Nos indigna colosalmente la corrupción del aparato público pero, ¿qué podemos decir de la chica estadounidense, de vacaciones con su familia en Playa del Carmen, que murió luego de ingerir bebidas adulteradas, en enero de este año? El suceso mereció que el Departamento de Estado de nuestro vecino país lanzara una alerta a los turistas. El mazazo para un sector importantísimo de nuestra economía ya no lo quitó la posterior intervención de unas autoridades que, miren ustedes, decomisaron miles de litros de alcohol impuro y venenoso de cuya existencia jamás se habían enterado. ¿De qué México estamos hablando, en este caso? Y, ¿qué puede pensar, cualquier observador externo, del hecho de que un hombre y su hijo hayan muerto al caer en un agujero en una autopista recientemente inaugurada en Cuernavaca? Cuando un desbordamiento de aguas negras en Tijuana alcanza las playas de San Diego y los vecinos se tapan las narices, ¿cómo queda la imagen de México? La fuga de prisiones de “alta seguridad” protagonizada por El Chapo —no una vez, sino en dos ocasiones—, ¿no es un episodio descomunalmente bochornoso para una nación?
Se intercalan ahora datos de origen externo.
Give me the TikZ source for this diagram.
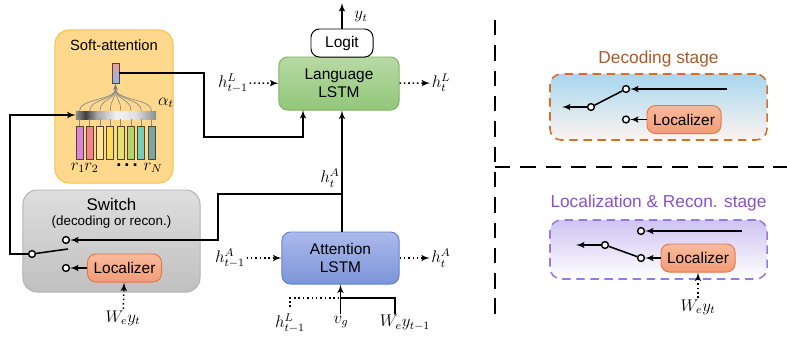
\documentclass[tikz,border=0pt]{standalone}
\usepackage{fontspec}
\setmainfont{Liberation Sans}
\usetikzlibrary{shapes,arrows,positioning}

\definecolor{softfill}{RGB}{254,216,140}
\definecolor{softdraw}{RGB}{247,192,72}
\definecolor{greentop}{RGB}{184,218,164}
\definecolor{greenbot}{RGB}{146,198,122}
\definecolor{greendraw}{RGB}{130,179,102}
\definecolor{bluetop}{RGB}{172,186,236}
\definecolor{bluebot}{RGB}{124,148,216}
\definecolor{bluedraw}{RGB}{100,130,205}
\definecolor{graytop}{RGB}{222,222,222}
\definecolor{graybot}{RGB}{192,192,192}
\definecolor{graydraw}{RGB}{178,178,178}
\definecolor{loctop}{RGB}{248,186,156}
\definecolor{locbot}{RGB}{242,156,120}
\definecolor{locdraw}{RGB}{228,120,70}
\definecolor{qtop}{RGB}{238,152,168}
\definecolor{qbot}{RGB}{140,184,236}
\definecolor{decdraw}{RGB}{214,110,40}
\definecolor{dectext}{RGB}{170,90,40}
\definecolor{dectop}{RGB}{168,214,240}
\definecolor{decbot}{RGB}{253,244,238}
\definecolor{recdraw}{RGB}{150,122,226}
\definecolor{rectext}{RGB}{138,80,200}
\definecolor{rectop}{RGB}{206,196,242}
\definecolor{recbot}{RGB}{255,255,255}
\definecolor{fa}{RGB}{220,130,225}
\definecolor{fb}{RGB}{245,130,140}
\definecolor{fc}{RGB}{253,228,150}
\definecolor{fd}{RGB}{253,222,90}
\definecolor{fe}{RGB}{228,225,110}
\definecolor{ff}{RGB}{180,210,110}
\definecolor{fg}{RGB}{120,205,185}
\definecolor{fh}{RGB}{120,165,165}
\definecolor{featdraw}{RGB}{80,70,40}

\pgfdeclarehorizontalshading{attbar}{100bp}{color(0bp)=(black!45); color(25bp)=(black!45);
  color(31bp)=(black!75); color(38bp)=(black!35); color(50bp)=(black!5);
  color(62bp)=(black!12); color(75bp)=(black!45); color(100bp)=(black!45)}

\tikzstyle{block} = [rectangle, rounded corners=6pt, draw, line width=0.7pt, inner sep=0pt,
  align=center, font=\fontsize{11}{13}\selectfont]
\tikzstyle{line} = [draw, line width=1.1pt, -latex']
\tikzstyle{dotline} = [draw, line width=1.1pt, dotted, -latex']
\tikzstyle{wire} = [draw, line width=1.1pt]
\tikzstyle{contact} = [circle, draw, line width=1pt, fill=white, inner sep=0pt, minimum size=0.17cm]
\tikzstyle{mathlbl} = [font=\fontsize{12}{14}\selectfont, inner sep=1pt]
\tikzstyle{stagebox} = [draw, dash pattern=on 6pt off 4pt, rounded corners=8pt, line width=1.1pt,
  minimum width=5.425cm]
\tikzstyle{localizer} = [block, top color=loctop, bottom color=locbot, draw=locdraw,
  minimum width=1.85cm, minimum height=0.7cm]
\tikzstyle{feat} = [rectangle, draw=featdraw, line width=0.6pt, inner sep=0pt,
  minimum width=0.175cm, minimum height=0.825cm]
\tikzstyle{sep} = [draw, line width=2pt, dash pattern=on 11pt off 7pt]

\begin{document}
\begin{tikzpicture}[x=0.025cm, y=-0.025cm]
\useasboundingbox (0,0) rectangle (787,337);

\node [block, fill=softfill, draw=softdraw, rounded corners=10pt, minimum width=2.95cm,
  minimum height=3.825cm] (softatt) at (114,106.5) {};
\node [font=\fontsize{10.5}{12}\selectfont] (softtitle) at (114,45) {Soft-attention};

\node [block, top color=graytop, bottom color=graybot, draw=graydraw, rounded corners=10pt,
  minimum width=4.425cm, minimum height=2.55cm] (switch) at (111.5,241) {};
\node [font=\fontsize{12}{14}\selectfont] (switchtitle) at (111.5,204) {Switch};
\node [font=\fontsize{9.5}{11}\selectfont] (switchsub) at (111.5,222) {(decoding or recon.)};

\node [block, top color=greentop, bottom color=greenbot, draw=greendraw,
  minimum width=3cm, minimum height=1.325cm] (lang) at (339,83.5) {Language\\LSTM};
\node [block, fill=white, draw=black, minimum width=1.55cm, minimum height=0.7cm]
  (logit) at (342,43) {Logit};
\node [block, top color=bluetop, bottom color=bluebot, draw=bluedraw,
  minimum width=2.925cm, minimum height=1.3cm] (att) at (340.5,258) {Attention\\LSTM};
\node [localizer] (loc_sw) at (124.5,268) {Localizer};

% soft-attention internals
\node [rectangle, shading=attbar, inner sep=0pt, minimum width=2cm, minimum height=0.2cm]
  (attbar) at (116,115) {};
\node [rectangle, top color=qtop, bottom color=qbot, draw=featdraw, line width=0.6pt,
  inner sep=0pt, minimum width=0.175cm, minimum height=0.5cm] (qvec) at (115.5,73) {};
\coordinate (qfoot) at (115.5,89);
\foreach \c [count=\i] in {fa,fb,fc,fd,fe,ff,fg,fh}
  \node [feat, fill=\c] (r\i) at ({79.5+10.3*(\i-1)},142.5) {};
\foreach \i in {1,...,8} {
  \draw [black!45, line width=0.5pt] (r\i.north) -- (r\i.north |- attbar.south);
  \draw [black!45, line width=0.5pt] (r\i.north |- attbar.north) .. controls +(0,-12) and (115.5,100) .. (qfoot);
}
\path [draw, black!55, line width=0.6pt, -latex'] (qfoot) -- (qvec.south);
\node [mathlbl] (alpha) at (166,103) {$\alpha_t$};
\node [mathlbl, inner sep=0pt] (r1lbl) at (78,168) {$r_1$};
\node [mathlbl, inner sep=0pt] (r2lbl) at (91.5,168) {$r_2$};
\node [font=\fontsize{13}{14}\selectfont\bfseries] (rdots) at (127,165) {.\,.\,.};
\node [mathlbl, inner sep=0pt] (rNlbl) at (153,168) {$r_N$};

% switch
\node [contact] (sw_top) at (66,240) {};
\node [contact] (sw_bot) at (66,268) {};
\node [contact] (sw_piv) at (32,254) {};
\coordinate (sw_lever) at (68,249);
\path [wire] (sw_piv) -- (sw_lever);
\path [line] (loc_sw) -- (sw_bot);
\path [line] (sw_piv) -- (10,254) -- (10,115) -- (attbar.west);
\node [mathlbl] (we_sw) at (123,318) {$W_e y_t$};
\path [dotline] (we_sw) -- (loc_sw);

% lstm connections
\coordinate (hbranch) at (342,194);
\coordinate (langin) at (303,110);
\path [line] (att.north -| hbranch) -- (lang.south -| hbranch);
\path [line] (hbranch) -- (218,194) -- (218,240) -- (sw_top);
\node [mathlbl] (ha_up) at (330,178) {$h_t^A$};
\path [line] (qvec.east) -- (204,73) -- (204,137) -| (langin);
\coordinate (yout) at (342,3);
\path [line] (logit.north) -- (yout);
\node [mathlbl] (yt) at (361,17) {$y_t$};

\node [mathlbl] (hl_in) at (233,83) {$h_{t-1}^L$};
\path [dotline] (hl_in) -- (lang);
\node [mathlbl] (hl_out) at (441,83) {$h_t^L$};
\path [dotline] (lang) -- (hl_out);
\node [mathlbl] (ha_in) at (230,258) {$h_{t-1}^A$};
\path [dotline] (ha_in) -- (att);
\node [mathlbl] (ha_out) at (441,258) {$h_t^A$};
\path [dotline] (att) -- (ha_out);

\node [mathlbl] (hl_low) at (290,323) {$h_{t-1}^L$};
\node [mathlbl] (vg) at (341,322) {$v_g$};
\node [mathlbl] (wy_low) at (405,323) {$W_e y_{t-1}$};
\coordinate (attjoin) at (340.5,298);
\draw [line width=1.1pt, dotted] (hl_low.north |- 0,307) -- (290,298) -- (attjoin);
\path [wire] (wy_low.north -| 395,0) -- (395,298) -- (attjoin);
\path [line] (vg.north -| attjoin) -- (att.south -| attjoin);

% stages
\path [sep] (495,20) -- (495,322);
\path [sep] (495,167) -- (787,167);

\node [stagebox, draw=decdraw, top color=dectop, bottom color=decbot, minimum height=1.65cm]
  (decbox) at (658.5,107) {};
\node [font=\fontsize{12.3}{14}\selectfont, text=dectext] (dectitle) at (658.5,59) {Decoding stage};
\node [localizer] (loc_dec) at (684,119.5) {Localizer};
\node [contact] (dec_top) at (626,89) {};
\node [contact] (dec_bot) at (626,119.5) {};
\node [contact] (dec_piv) at (591,107) {};
\coordinate (dec_in) at (727,89);
\coordinate (dec_out) at (562,107);
\path [wire] (dec_piv) -- (dec_top);
\path [line] (dec_in) -- (dec_top);
\path [line] (loc_dec) -- (dec_bot);
\path [line] (dec_piv) -- (dec_out);

\node [stagebox, draw=recdraw, top color=rectop, bottom color=recbot, minimum height=1.475cm]
  (recbox) at (658.5,249.5) {};
\node [font=\fontsize{12.3}{14}\selectfont, text=rectext] (rectitle) at (658.5,203)
  {Localization \& Recon. stage};
\node [localizer] (loc_rec) at (698,258) {Localizer};
\node [contact] (rec_top) at (641,231) {};
\node [contact] (rec_bot) at (641,258) {};
\node [contact] (rec_piv) at (605,245) {};
\coordinate (rec_in) at (742,231);
\coordinate (rec_out) at (576,245);
\path [wire] (rec_piv) -- (rec_bot);
\path [line] (rec_in) -- (rec_top);
\path [line] (loc_rec) -- (rec_bot);
\path [line] (rec_piv) -- (rec_out);
\node [mathlbl] (we_rec) at (698,307) {$W_e y_t$};
\path [dotline] (we_rec) -- (loc_rec);

\end{tikzpicture}
\end{document}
Naturalmente, en estos días de celebraciones patrióticas nuestro espíritu se congrega en torno a los valores comunes y se alimenta de una riquísima cultura nacional hecha de espléndidas tradicio- nes, de música, de gastronomía, de arte y antiguos legados. No sería el mejor momento para cultivar ese pernicioso negativismo que tanto ha contaminado la vida pública en los últimos tiempos y que, sin reconocer deliberadamente ningún logro ni mejoría colectiva, descalifica de un plumazo cualquier apreciación favorable de las cosas. En esa escalada hacia el peor de los mundos, la crítica deja de ser un ejercicio saludable —y, desde luego, necesarísimo— para transmutarse en una desalentadora labor destructiva y nada más.
Pero, justamente, la jubilosa evocación de la mexicanidad debiera estar acompañada de un orgullo tranquilo, fundado en la certeza de que la ignominia y la vergüenza no tienen ya cabida en este país. Una vez más, la instauración de un auténtico Estado de derecho —o sea, de una sociedad regida por el inalterable imperio de la ley— vuelve a ser la primerísima de las prioridades nacionales. Porque, los deshonrosos episodios que hemos consignado fugazmente en estas líneas —por no hablar de la ominosa presencia de la tragedia— resultan directísimamente, todos y cada uno de ellos, del desacato a las leyes y de la no aplicación de la justicia.
Sin justicia no tenemos futuro. Sin justicia no hay país. Sin justicia no existe la civilización. Decirlo, ahora mismo, en el Mes de la Patria, es cosa obligada.